Posted: 18/05/2016 at 11:53

One thing always made me laugh in the English lesson, that was the removal of unnecessary words. My Tutor would say "The Cat ate the cream" how would you change it? After numerous accounts of the cat eating the cream or slurping it as I pointed out Miss English (yes that was her name) would say remove cat  "The cream was eaten" but miss had it gone off to be thick enough to eat? we all knew the cat ate it or slurped it what was the point. As more sentences were dissected the form would be rolling on the floor laughing, Miss English had a sense of humour thank goodness which made English a lesson to enjoy.


Frank.

Forum changes now live

Posted: 18/05/2016 at 11:37

Could some one please explain why I can sign in on my laptop as now yet will not allow me in on my I pad. I tried four times last night got a notification it was now done yet it was not, this morning after several tries to log in I gave up.


Can you sort this please.


Frank.

So...............

Posted: 18/05/2016 at 10:42

Lantana, My  Mother was from North Yorkshire Dad from Prudhoe I was born in Durham then acquired the flat Army accent which is a mish mash of it all. You tend to switch accents depending on the company and some of the guesses as to where I came from were hilarious, one lad had me down as Danish? probably in the Viking days.

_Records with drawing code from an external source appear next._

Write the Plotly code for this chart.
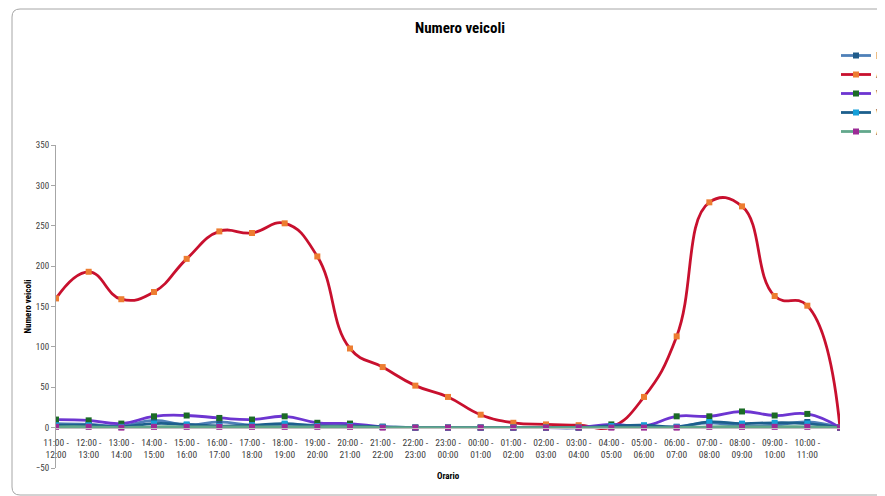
import plotly.graph_objects as go

# fasce orarie (l'ultima categoria è vuota, come nel grafico originale)
orari = [
    "11:00 -<br>12:00", "12:00 -<br>13:00", "13:00 -<br>14:00", "14:00 -<br>15:00",
    "15:00 -<br>16:00", "16:00 -<br>17:00", "17:00 -<br>18:00", "18:00 -<br>19:00",
    "19:00 -<br>20:00", "20:00 -<br>21:00", "21:00 -<br>22:00", "22:00 -<br>23:00",
    "23:00 -<br>00:00", "00:00 -<br>01:00", "01:00 -<br>02:00", "02:00 -<br>03:00",
    "03:00 -<br>04:00", "04:00 -<br>05:00", "05:00 -<br>06:00", "06:00 -<br>07:00",
    "07:00 -<br>08:00", "08:00 -<br>09:00", "09:00 -<br>10:00", "10:00 -<br>11:00",
    " ",
]

bici = [5, 4, 2, 9, 3, 7, 3, 4, 3, 2, 1, 0, 0, 0, 0, 0, 0, 1, 1, 1, 6, 2, 3, 7, 0]
auto = [160, 193, 159, 168, 209, 243, 241, 253, 212, 98, 75, 52, 38, 16, 6, 4, 3, 1,
        38, 113, 279, 274, 163, 151, 0]
veicoli_commerciali = [10, 9, 5, 14, 15, 12, 10, 14, 6, 5, 1, 0, 0, 0, 0, 0, 0, 4, 2,
                       14, 14, 20, 15, 17, 0]
veicoli_pesanti = [3, 3, 1, 5, 4, 2, 3, 5, 2, 2, 1, 0, 0, 0, 0, 0, 0, 2, 3, 1, 7, 5, 6,
                   5, 0]
autobus = [1, 1, 0, 1, 1, 1, 1, 1, 1, 1, 0, 0, 0, 0, 0, 0, 0, 0, 0, 0, 1, 1, 1, 1, 0]

serie = [
    ("Bici", bici, "#4f80b8", "#1f5b8a"),
    ("Auto", auto, "#c8102e", "#ed7d31"),
    ("Veicoli commerciali", veicoli_commerciali, "#6d35d1", "#1b6b26"),
    ("Veicoli pesanti", veicoli_pesanti, "#1c5f8d", "#159fd9"),
    ("Autobus", autobus, "#62a88c", "#9c2b96"),
]

FONT = "Liberation Sans Narrow, Roboto Condensed, Arial Narrow, Roboto, sans-serif"

fig = go.Figure()
for nome, valori, col_linea, col_marker in serie:
    fig.add_trace(go.Scatter(
        x=orari, y=valori, name=nome, mode="lines+markers",
        line=dict(color=col_linea, width=2.8, shape="spline", smoothing=1.3),
        marker=dict(symbol="square", size=6, color=col_marker),
    ))

# la pagina ha 8px di margine: le coordinate sotto sono quelle dello schermo
OFF = 8
W, H = 885, 496
L = 56 - OFF
T = 145 - OFF
R = W - (840 - OFF)
B = H - (468 - OFF)
pw, ph = W - L - R, H - T - B


def px(x):
    return (x - OFF - L) / pw


def py(y):
    return (H - B - (y - OFF)) / ph


# bordo dell'area grafico con angoli arrotondati
r = 8
bordo = (
    f"M {px(900)},{py(9)} L {px(12 + r)},{py(9)} "
    f"Q {px(12)},{py(9)} {px(12)},{py(9 + r)} "
    f"L {px(12)},{py(495 - r)} Q {px(12)},{py(495)} {px(12 + r)},{py(495)} "
    f"L {px(900)},{py(495)}"
)
fig.add_shape(type="path", path=bordo, xref="paper", yref="paper",
              line=dict(color="#a6a6a6", width=1), layer="below")

fig.update_layout(
    width=W, height=H,
    margin=dict(l=L, r=R, t=T, b=B, autoexpand=False),
    paper_bgcolor="white", plot_bgcolor="white",
    font=dict(family=FONT, size=9, color="#404040"),
    title=dict(text="<b>Numero veicoli</b>", x=px(460), xref="paper", xanchor="center",
               y=1 - (28 - OFF) / H, yanchor="middle",
               font=dict(family=FONT, size=15, color="#000000")),
    legend=dict(x=px(836), y=py(41), xanchor="left", yanchor="top",
                font=dict(size=9, color="#404040"), itemwidth=30,
                tracegroupgap=0, bgcolor="rgba(0,0,0,0)"),
    showlegend=True,
)

fig.update_xaxes(
    type="category", range=[0, 24], anchor="free", position=50 / 400,
    showline=True, linecolor="#bfbfbf", linewidth=1, showgrid=False,
    ticks="", tickfont=dict(size=9.5, color="#404040"), tickangle=0,
    ticklabelstandoff=6, title=None,
)
fig.update_yaxes(
    range=[-50, 350], dtick=50, showgrid=False, zeroline=False,
    showline=True, linecolor="#a6a6a6", linewidth=1,
    ticks="outside", ticklen=4, tickcolor="#a6a6a6",
    tickfont=dict(size=9, color="#404040"),
    title=dict(text="<b>Numero veicoli</b>", font=dict(size=9, color="#000000"),
               standoff=2),
)

fig.add_annotation(text="<b>Orario</b>", x=px(448), y=py(476), xref="paper", yref="paper",
                   yanchor="middle", showarrow=False,
                   font=dict(family=FONT, size=9, color="#000000"))

fig.write_html("out.html")
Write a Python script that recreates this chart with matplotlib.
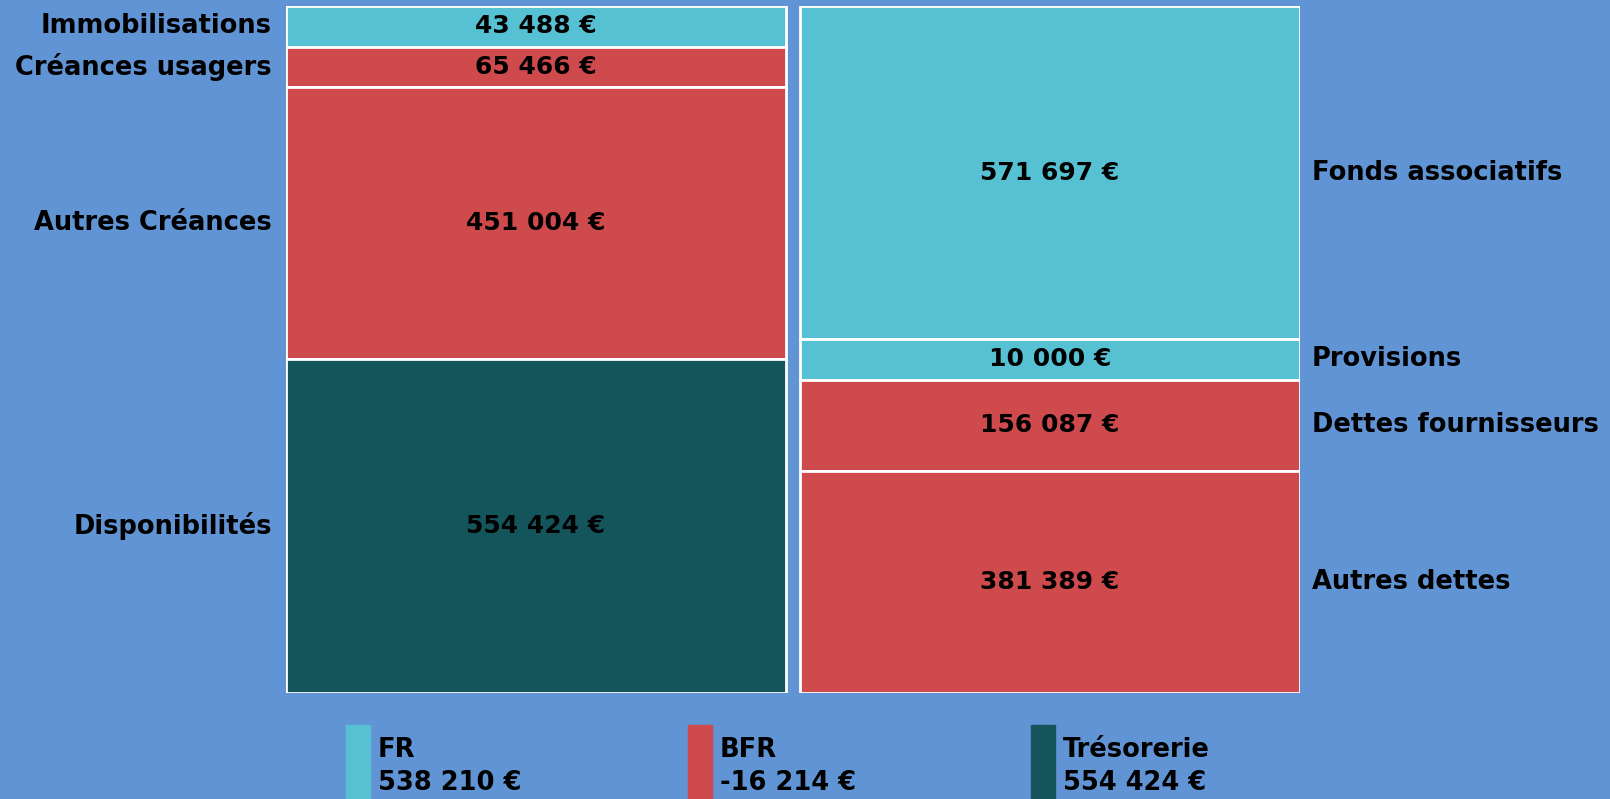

Giving a lecture it would be from a written script meticulous in the writing, as one person told me real toffee nosed, giving orders they would be short to the point making sure there could be no misunderstanding that might cause problems and when Teaching an informal method that allowed questions. The feed back told me it was mostly the correct way, in later years people came up and told me I had started them off well, very satisfying.


Nato was fun German Dutch French Belgium we all got along fine it was the Americans who had us beaten, I understood the Russian's who followed us everywhere better than the Yanks. I always found it strange how soon mixed races were understanding each other. Look at the world now, travel has changed it completely since I was a lad, my Parents would not understand it at all.


Frank

So...............

Posted: 17/05/2016 at 22:33

Oasis, a foul smelling watering hole in the Desert a few Date Palms and a raised section of well for humans and camels to drink if you dare. Your nose tells you where they are from ten miles out.
When may I ask did we turn Railway Stations into train stations?


We have at least six regional accents within a distance of 35 miles which we all understand although being taught the Kings now the Queens English in the correct way at school we all added yet another accent as we tried at elocution lessons to make pronouncements aka BBC News Readers.


I find writing for the Local History comes out quite formal and much as an Engineers report, everything there that would be needed although cut to the quick. On here you are writing with friends much looser prose unless talking to a newby where much more detail must be added.


If I read or hear "Amazzingg, The end of the day, Abbreviations, BTW, FAQ, IMO, IOW. TIC, I will tear out all the hair on my "err" arms. Do not get me started.